I cristiani in città a quel tempo erano pochi, e per paura di Massimiano si nascondevano; il venerabile cavaliere Alessandro, rifugiatosi in una zona oltre il piccolo fiume Morla, nel Borgo chiamato Palazzo, visse in preghiera attirando proseliti. Lì, secondo tradizione, fu catturato dai miliziani dell'imperatore Massimiano che erano stati sguinzagliati come cani arrabbiati sulle sue tracce. Sul luogo della cattura si vuole sia stata eretta una chiesa, S. Alessandro in Captura. Gli sgherri dalle mani grondanti sangue, attraverso la bassa città lo trascinarono nel vico intitolato all'antico duca di Bergamo: Crotacio.

Sul luogo si ergeva una colonna con la sua statua e intorno si diceva nascessero fiori il cui odore risanava gli infermi. Davanti alla statua era stata imbandita la mensa coperta di idoli; ad Alessandro fu rivolta l'ennesima richiesta di sacrificare agli dei pagani, pena la morte. Seguì l'ennesimo fermo rifiuto. La fine, attesa, sperata, salvifica era giunta: Alessandro chiese dell'acqua ai circostanti, si lavò le mani, s'inginocchiò e pregò, infine ringraziò Dio e reclinò il capo offrendolo al boia. Era il 26 agosto del 303 d.c. A trovare il suo corpo, dopo qualche giorno, fu la nobile Grata, che raccolse pietosa il capo reciso adagiandolo tra le sue vesti. La tradizione racconta che infuriata per l'assassinio del giusto distrusse la colonna di Crotacio ed insieme ogni segno di idolatria.
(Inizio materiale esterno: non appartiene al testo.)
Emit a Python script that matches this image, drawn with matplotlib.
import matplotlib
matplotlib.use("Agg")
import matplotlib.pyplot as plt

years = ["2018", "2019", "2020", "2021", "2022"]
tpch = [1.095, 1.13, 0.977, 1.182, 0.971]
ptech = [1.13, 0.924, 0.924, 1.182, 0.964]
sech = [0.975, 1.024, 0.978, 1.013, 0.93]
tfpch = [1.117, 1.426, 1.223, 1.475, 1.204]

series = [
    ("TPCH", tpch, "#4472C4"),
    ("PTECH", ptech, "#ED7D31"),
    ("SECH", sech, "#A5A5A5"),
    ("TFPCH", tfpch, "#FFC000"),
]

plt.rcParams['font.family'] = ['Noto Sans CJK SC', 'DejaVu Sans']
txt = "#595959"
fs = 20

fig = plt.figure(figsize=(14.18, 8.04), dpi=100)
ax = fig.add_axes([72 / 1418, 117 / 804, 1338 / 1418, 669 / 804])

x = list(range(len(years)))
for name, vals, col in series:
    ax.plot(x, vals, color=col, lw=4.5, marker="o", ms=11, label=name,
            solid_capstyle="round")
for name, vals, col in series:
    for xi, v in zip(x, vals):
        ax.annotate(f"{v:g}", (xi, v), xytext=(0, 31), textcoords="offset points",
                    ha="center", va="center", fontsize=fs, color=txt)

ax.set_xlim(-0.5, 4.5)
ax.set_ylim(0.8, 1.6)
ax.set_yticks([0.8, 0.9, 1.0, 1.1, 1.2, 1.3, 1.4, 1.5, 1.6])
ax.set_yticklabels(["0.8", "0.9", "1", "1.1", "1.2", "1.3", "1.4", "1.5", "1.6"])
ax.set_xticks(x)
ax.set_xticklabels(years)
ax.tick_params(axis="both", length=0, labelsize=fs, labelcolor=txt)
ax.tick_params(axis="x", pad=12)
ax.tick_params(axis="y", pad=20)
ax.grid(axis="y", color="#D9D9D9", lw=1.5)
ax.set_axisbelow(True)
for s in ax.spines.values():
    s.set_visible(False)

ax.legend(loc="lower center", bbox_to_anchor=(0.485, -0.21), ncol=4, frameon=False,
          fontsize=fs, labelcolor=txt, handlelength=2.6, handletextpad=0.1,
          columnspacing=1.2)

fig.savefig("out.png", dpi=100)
Al suo posto fece costruire una chiesa detta di S. Alessandro “in Colonna”. Con la compagna Esteria e con i suoi servi volle dare sepoltura al martire in un suo podere posto sull'alto dei colli, fuori le mura della città. La strada era faticosa e impervia, il mesto corteo aggirò la salita attraversando il prato disteso ai piedi di Città Alta, dirigendosi verso est. Fermatosi il gruppo a un crocevia, per darsi il cambio, videro stillare dal capo mozzato del martire gocce di prezioso sangue che si trasformavano in fiori al contatto colla terra.

Quel luogo prese il nome di Borgo della Mutazione, volgarmente detto Mugazzone, e Grata vi costruì una chiesa detta di S. Alessandro della Croce Giunti al podere disteso tra le vigne, all'inizio di Borgo Canale, la nobile Grata dette sepoltura ai resti del Santo là dove fu eretta la basilica a lui intitolata. Da quel momento il glorioso martire Alessandro risplendette come una lucerna sopra un candelabro e coi suoi miracoli illuminò il popolo bergamasco.